Goodreads Choice Award

Nominee for Best Memoir & Autobiography (2023)

From the bestselling author of ALL YOU CAN EVER KNOW comes a searing memoir of family, class and grief—a daughter’s search to understand the lives her adoptive parents led, the life she forged as an adult, and the lives she’s lost. In this country, unless you attain extraordinary wealth, you will likely be unable to help your loved ones in all the ways you’d hoped. You will learn to live with the specific, hollow guilt of those who leave hardship behind, yet are unable to bring anyone else with them.  Nicole Chung couldn’t hightail it out of her overwhelmingly white Oregon hometown fast enough. As a scholarship student at a private university on the East Coast, no longer the only Korean she knew, she found community and a path to the life she'd long wanted. But the middle class world she begins to raise a family in – where there are big homes, college funds, nice vacations – looks very different from the middle class world she thought she grew up in, where paychecks have to stretch to the end of the week, health insurance is often lacking, and there are no safety nets. When her father dies at only sixty-seven, killed by diabetes and kidney disease, Nicole feels deep grief as well as rage, knowing that years of precarity and lack of access to healthcare contributed to his early death.

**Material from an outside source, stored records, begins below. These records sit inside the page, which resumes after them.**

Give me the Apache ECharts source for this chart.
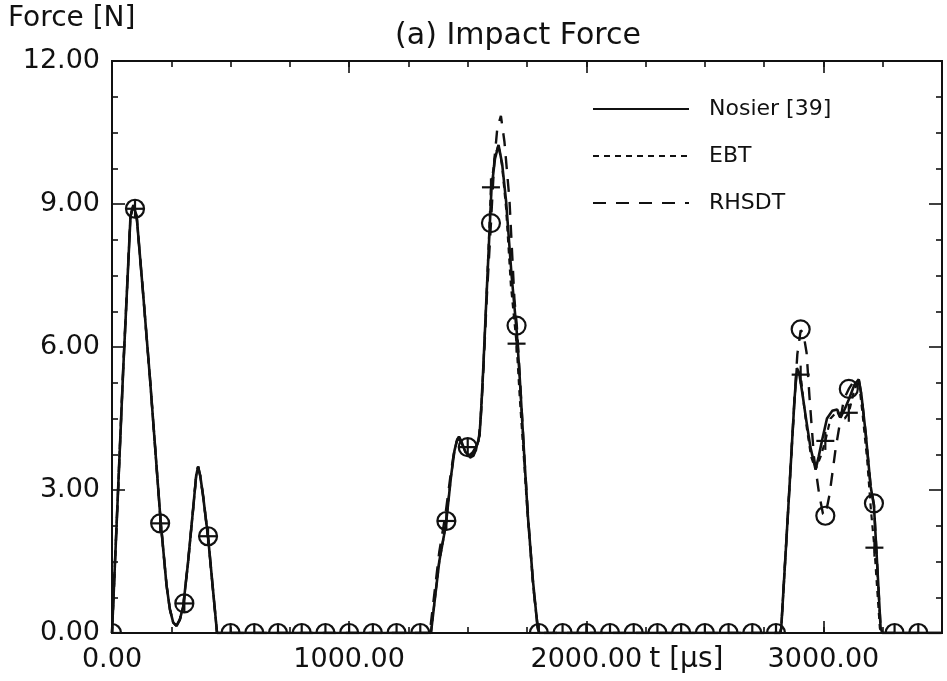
<!DOCTYPE html>
<html>
<head>
<meta charset="utf-8">
<script src="https://cdn.jsdelivr.net/npm/echarts@6/dist/echarts.min.js"></script>
<style>html,body{margin:0;padding:0;background:#fff}#c{width:947px;height:681px}</style>
</head>
<body>
<div id="c"></div>
<script>
// ---- data (t in microseconds, force in N) ----
const xLabelValues = [0, 1000, 2000, 3000];
const yLabelValues = [0, 3, 6, 9, 12];

const nosier = [
  [0,0],[47,5.5],[78,8.74],[90,8.98],[104,8.74],[132,7.07],[160,5.35],[205,2.35],[230,1.0],[244,0.5],
  [258,0.22],[272,0.15],[286,0.28],[300,0.55],[320,1.45],[342,2.6],[355,3.3],[363,3.49],[372,3.3],
  [384,2.88],[406,1.97],[425,0.95],[443,0],
  [1345,0],[1360,0.65],[1380,1.5],[1400,2.05],[1409,2.32],[1430,3.3],[1444,3.82],[1455,4.05],[1463,4.12],
  [1475,4.0],[1490,3.8],[1505,3.72],[1520,3.78],[1540,3.95],[1550,4.15],[1558,4.8],[1566,5.6],[1575,6.6],
  [1588,8.0],[1600,9.3],[1615,9.95],[1630,10.24],[1645,9.85],[1662,9.05],[1685,7.5],[1707,6.3],[1720,5.3],
  [1735,4.0],[1753,2.5],[1775,1.1],[1795,0.1],[1802,0],
  [2818,0],[2822,0.1],[2855,2.9],[2878,4.9],[2888,5.56],[2898,5.45],[2912,5.0],[2925,4.55],[2945,3.9],
  [2967,3.43],[2980,3.7],[2995,4.06],[3015,4.5],[3037,4.66],[3058,4.69],[3072,4.52],[3090,4.7],[3107,4.9],
  [3130,5.2],[3149,5.32],[3160,5.0],[3178,4.2],[3199,3.08],[3213,2.67],[3227,1.41],[3241,0.12],[3248,0],
  [3500,0]
];

const ebt = [
  [0,0],[47,5.5],[78,8.74],[90,8.98],[104,8.74],[132,7.07],[160,5.35],[205,2.35],[230,1.0],[244,0.5],
  [258,0.22],[272,0.15],[286,0.28],[300,0.55],[320,1.45],[342,2.6],[355,3.3],[363,3.49],[372,3.3],
  [384,2.88],[406,1.97],[425,0.95],[443,0],
  [1345,0],[1360,0.65],[1380,1.5],[1400,2.05],[1409,2.32],[1430,3.3],[1444,3.82],[1455,4.05],[1463,4.12],
  [1475,4.0],[1490,3.8],[1505,3.72],[1520,3.78],[1540,3.95],[1550,4.15],[1558,4.8],[1566,5.6],[1575,6.6],
  [1588,8.1],[1598,9.35],[1615,10.0],[1630,10.24],[1645,9.8],[1662,8.9],[1682,7.3],[1706,6.07],[1720,4.9],
  [1735,3.8],[1753,2.45],[1775,1.05],[1795,0.1],[1802,0],
  [2818,0],[2822,0.1],[2855,2.9],[2878,4.9],[2888,5.5],[2904,5.42],[2915,4.9],[2930,4.3],[2948,3.7],
  [2967,3.43],[2988,3.7],[3008,4.03],[3030,4.5],[3058,4.65],[3072,4.5],[3090,4.5],[3107,4.62],
  [3130,5.1],[3149,5.3],[3165,4.6],[3185,3.6],[3200,2.6],[3215,1.79],[3227,0.9],[3238,0.1],[3245,0],
  [3500,0]
];

const rhsdt = [
  [0,0],[47,5.5],[78,8.74],[90,8.98],[104,8.74],[132,7.07],[160,5.35],[205,2.35],[230,1.0],[244,0.5],
  [258,0.22],[272,0.15],[286,0.28],[300,0.55],[320,1.45],[342,2.6],[355,3.3],[363,3.49],[372,3.3],
  [384,2.88],[406,1.97],[425,0.95],[443,0],
  [1340,0],[1360,0.85],[1380,1.7],[1405,2.45],[1430,3.4],[1444,3.85],[1458,4.08],[1470,4.02],[1490,3.8],
  [1510,3.68],[1525,3.72],[1545,4.0],[1555,4.5],[1565,5.4],[1580,7.0],[1598,8.6],[1612,9.9],[1625,10.6],
  [1640,10.85],[1655,10.3],[1676,9.09],[1697,7.0],[1707,6.45],[1722,5.2],[1740,3.6],[1758,2.2],[1778,0.9],
  [1797,0.05],[1803,0],
  [2818,0],[2822,0.1],[2855,2.9],[2878,4.9],[2890,5.85],[2904,6.35],[2915,6.3],[2929,5.88],[2941,4.97],
  [2960,3.7],[2982,2.91],[2998,2.5],[3008,2.46],[3026,2.91],[3051,3.85],[3086,4.9],[3107,5.12],[3128,5.28],
  [3149,5.32],[3160,5.0],[3178,4.2],[3199,3.08],[3213,2.7],[3227,1.41],[3241,0.12],[3248,0],
  [3500,0]
];

const zeroMarkerTimes = [0,500,600,700,800,900,1000,1100,1200,1300,
  1800,1900,2000,2100,2200,2300,2400,2500,2600,2700,2800,3300,3400];

const circleMarkers = [
  [97,8.9],[203,2.3],[305,0.62],[405,2.03],[1410,2.35],[1500,3.9],[1598,8.6],[1706,6.45],
  [2904,6.37],[3008,2.46],[3107,5.12],[3213,2.72]
].concat(zeroMarkerTimes.map(t => [t, 0]));

const plusMarkers = [
  [97,8.9],[203,2.3],[305,0.62],[405,2.03],[1410,2.35],[1500,3.9],[1598,9.35],[1706,6.07],
  [2904,5.42],[3008,4.03],[3107,4.62],[3215,1.79]
].concat(zeroMarkerTimes.map(t => [t, 0]));

// ---- styling ----
const FONT = 'DejaVu Sans';
const INK = '#111';
const R = 9;

const chart = echarts.init(document.getElementById('c'), null, {renderer: 'canvas'});

function xAxisDef(position, interval, len, labels) {
  return {
    type: 'value', position, min: 0, max: 3500, interval,
    axisLine: {show: true, onZero: false, lineStyle: {color: INK, width: 2}},
    axisTick: {show: true, inside: true, length: len, lineStyle: {color: INK, width: 1.6}},
    axisLabel: labels ? {
      show: true, fontFamily: FONT, fontSize: 27, color: INK, margin: 13,
      formatter: v => xLabelValues.indexOf(v) >= 0 ? v.toFixed(2) : ''
    } : {show: false},
    splitLine: {show: false}
  };
}
function yAxisDef(position, labels) {
  return {
    type: 'value', position, min: 0, max: 12, interval: 3,
    axisLine: {show: true, onZero: false, lineStyle: {color: INK, width: 2}},
    axisTick: {show: true, inside: true, length: 13, lineStyle: {color: INK, width: 1.6}},
    minorTick: {show: true, splitNumber: 4, length: 6, lineStyle: {color: INK, width: 1.6}},
    axisLabel: labels ? {
      show: true, fontFamily: FONT, fontSize: 27, color: INK, margin: 12,
      formatter: v => yLabelValues.indexOf(v) >= 0 ? v.toFixed(2) : ''
    } : {show: false},
    splitLine: {show: false}, minorSplitLine: {show: false}
  };
}

function markerSeries(name, data, kind) {
  return {
    type: 'custom', name, data, clip: true, z: 5, silent: true,
    xAxisIndex: 0, yAxisIndex: 0,
    encode: {x: 0, y: 1},
    renderItem: (params, api) => {
      const p = api.coord([api.value(0), api.value(1)]);
      if (kind === 'circle') {
        return {type: 'circle', shape: {cx: p[0], cy: p[1], r: R},
          style: {fill: 'none', stroke: INK, lineWidth: 2.2}};
      }
      return {type: 'group', children: [
        {type: 'line', shape: {x1: p[0] - R, y1: p[1], x2: p[0] + R, y2: p[1]}, style: {stroke: INK, lineWidth: 2.2}},
        {type: 'line', shape: {x1: p[0], y1: p[1] - R, x2: p[0], y2: p[1] + R}, style: {stroke: INK, lineWidth: 2.2}}
      ]};
    }
  };
}

function lineSeries(name, data, type, width, z) {
  return {
    type: 'line', name, data, xAxisIndex: 0, yAxisIndex: 0,
    symbol: 'none', showSymbol: false, smooth: false, z, silent: true,
    lineStyle: {color: INK, width, type},
    itemStyle: {color: INK}
  };
}

const option = {
  animation: false,
  backgroundColor: '#fff',
  textStyle: {fontFamily: FONT, color: INK},
  grid: {left: 112, right: 5, top: 61, bottom: 48, containLabel: false, outerBoundsMode: 'none'},
  xAxis: [
    xAxisDef('bottom', 250, 6, true),
    xAxisDef('bottom', 1000, 12, false),
    xAxisDef('top', 250, 6, false),
    xAxisDef('top', 1000, 12, false)
  ],
  yAxis: [yAxisDef('left', true), yAxisDef('right', false)],
  legend: {
    data: ['Nosier [39]', 'EBT', 'RHSDT'],
    orient: 'vertical', left: 587, top: 92,
    itemWidth: 96, itemHeight: 14, itemGap: 23,
    selectedMode: false,
    itemStyle: {color: 'rgba(0,0,0,0)', borderWidth: 0, opacity: 0},
    textStyle: {fontFamily: FONT, fontSize: 22, color: INK, padding: [0, 0, 0, 15], lineHeight: 24}
  },
  series: [
    lineSeries('EBT', ebt, [6, 5], 2.2, 2),
    lineSeries('RHSDT', rhsdt, [13, 10], 2.4, 3),
    lineSeries('Nosier [39]', nosier, 'solid', 2.6, 4),
    markerSeries('RHSDT markers', circleMarkers, 'circle'),
    markerSeries('EBT markers', plusMarkers, 'plus')
  ]
};
chart.setOption(option);

const x2000 = chart.convertToPixel({xAxisIndex: 0}, 2000);
chart.setOption({
  graphic: [
    {type: 'text', x: 518, y: 36, silent: true,
     style: {text: '(a) Impact Force', font: '30px "DejaVu Sans"', fontFamily: FONT, fontSize: 30,
             fill: INK, align: 'center', textAlign: 'center', verticalAlign: 'middle', textVerticalAlign: 'middle'}},
    {type: 'text', x: 8, y: 19, silent: true,
     style: {text: 'Force [N]', font: '28px "DejaVu Sans"', fontFamily: FONT, fontSize: 28,
             fill: INK, align: 'left', textAlign: 'left', verticalAlign: 'middle', textVerticalAlign: 'middle'}},
    {type: 'text', x: x2000 + 63, y: 660, silent: true,
     style: {text: 't [μs]', font: '28px "DejaVu Sans"', fontFamily: FONT, fontSize: 28,
             fill: INK, align: 'left', textAlign: 'left', verticalAlign: 'middle', textVerticalAlign: 'middle'}}
  ]
});
</script>
</body>
</html>
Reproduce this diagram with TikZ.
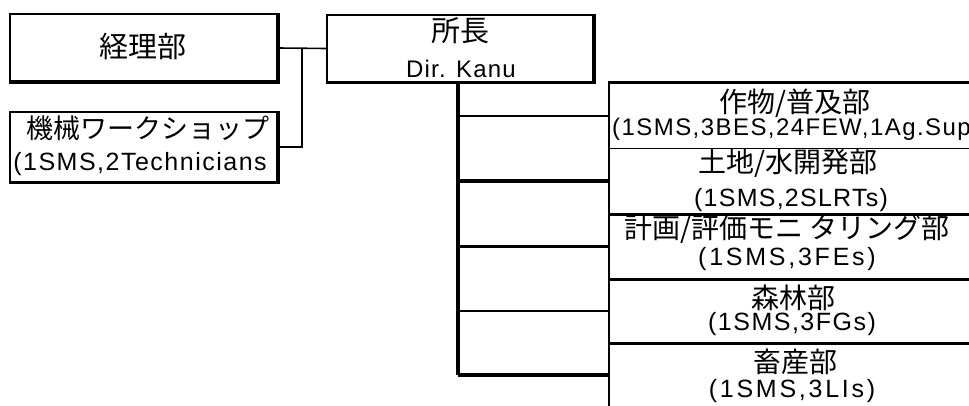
\documentclass[tikz,border=0pt]{standalone}
\usepackage{fontspec}
\setmainfont{Noto Sans CJK JP}
\newfontfamily\latfam{Liberation Sans}
\newcommand\jpf[1]{\fontsize{#1}{#1}\selectfont}
\newcommand\latf[2]{\latfam\fontsize{#1}{#1}\selectfont\addfontfeature{LetterSpace=#2}}
\begin{document}
\begin{tikzpicture}[x=1pt,y=-1pt,
  box/.style={draw,line width=2pt,inner sep=0pt,minimum width=267pt,minimum height=67pt},
  rbox/.style={draw,line width=1.5pt,inner sep=0pt,minimum width=364pt,minimum height=65pt,anchor=north west},
  txt/.style={inner sep=0pt},
  shade/.style={line width=3pt},
  wire/.style={line width=1.6pt},
  trunkw/.style={line width=4pt},
  thinbr/.style={line width=2pt},
  thickbr/.style={line width=3.5pt},
  divider/.style={line width=3.5pt},
]
\useasboundingbox (0,0) rectangle (969,406);
\clip (0,0) rectangle (969,406);

% left boxes
\node[box] (acc) at (143.5,48) {};
\node[txt,font=\jpf{29}] (accT) at (143,47) {経理部};
\node[box,minimum height=70pt] (ws) at (143.5,147) {};
\node[txt,font=\jpf{27}] (wsT1) at (148,128) {機械ワークショップ};
\node[txt,font=\latf{25}{6}] (wsT2) at (140,164) {(1SMS,2Technicians};

% director
\node[box,minimum width=266pt] (dir) at (460,48.5) {};
\node[txt,font=\jpf{29}] (dirT1) at (460,31) {所長};
\node[txt,font=\latf{24}{5}] (dirT2) at (461,69) {Dir. Kanu};

% heavier lower and right edges of the left boxes
\draw[shade] (acc.south west) -- (acc.south east) -- (acc.north east);
\draw[shade] (ws.south west) -- (ws.south east) -- (ws.north east);
\draw[shade] (dir.south west) -- (dir.south east) -- (dir.north east);

% right boxes
\node[rbox] (r1) at (608,83) {};
\node[rbox] (r2) at (608,148) {};
\node[rbox] (r3) at (608,213) {};
\node[rbox,minimum height=64pt] (r4) at (608,278) {};
\node[rbox] (r5) at (608,342) {};

\node[txt,font=\jpf{28}] (r1a) at (795,103) {作物/普及部};
\node[txt,font=\latf{24}{6},anchor=west] (r1b) at (612,129) {(1SMS,3BES,24FEW,1Ag.Sup};
\node[txt,font=\jpf{28}] (r2a) at (788,163) {土地/水開発部};
\node[txt,font=\latf{25}{5}] (r2b) at (791,200) {(1SMS,2SLRTs)};
\node[txt,font=\jpf{28}] (r3a) at (787,229) {計画/評価モニ タリング部};
\node[txt,font=\latf{25}{11}] (r3b) at (787,259) {(1SMS,3FEs)};
\node[txt,font=\jpf{28}] (r4a) at (793,298) {森林部};
\node[txt,font=\latf{25}{6}] (r4b) at (792,324) {(1SMS,3FGs)};
\node[txt,font=\jpf{28}] (r5a) at (795,362) {畜産部};
\node[txt,font=\latf{25}{11}] (r5b) at (792,391) {(1SMS,3LIs)};

% thick dividers of right column
\draw[line width=3pt] (r1.north west) -- (r1.north east);
\draw[divider] (r2.south west) -- (r2.south east);
\draw[divider] (r3.south west) -- (r3.south east);
\draw[divider] (r4.south west) -- (r4.south east);

% left connectors
\coordinate (jx) at (302,48);
\draw[wire] (acc.east) -- (dir.west);
\draw[wire] (jx) |- (ws.east);

% trunk and branches
\coordinate (tb) at (458,375);
\draw[trunkw] (dir.south -| tb) -- (tb);
\draw[thinbr] (tb |- r1.west) -- (r1.west);
\draw[thickbr] (tb |- r2.west) -- (r2.west);
\draw[thickbr] (tb |- r3.west) -- (r3.west);
\draw[thinbr] (tb |- r4.west) -- (r4.west);
\draw[line width=4pt] (tb) -- (tb -| r5.west);
\end{tikzpicture}
\end{document}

And then the unthinkable happens – less than a year later, her beloved mother is diagnosed with cancer, and the physical distance between them becomes insurmountable as COVID-19 descends upon the world.   Exploring the enduring strength of family bonds in the face of hardship and tragedy,  A Living Remedy  examines what it takes to reconcile the distance between one life, one home, and another – and sheds needed light on some of the most persistent and grievous inequalities in American society.


Genres

Memoir


Content Warnings Cancer, Death, Anxiety, Depression, Suicidal Ideation


256 pages, Hardcover

First published April 4, 2023


Average Ratings

Goodreads - 4.05

Amazon - 4.0


My Verdict

Chung is the author of All You Can Ever Know. In that book, she explored the circumstances of her adoption. In this book, her 2nd memoir, she takes on the broken U.S. health care system; the brutality of capitalism; the hurt of everyday racism; and the devastating shock of losing her adoptive parents and the family narrative that, for so long, was all she knew.

Chung writes with longing for a past she never had; for her flawed home state; and for a more compassionate future.

A Living Remedy illustrates the power of resilience. I give this one 4 stars.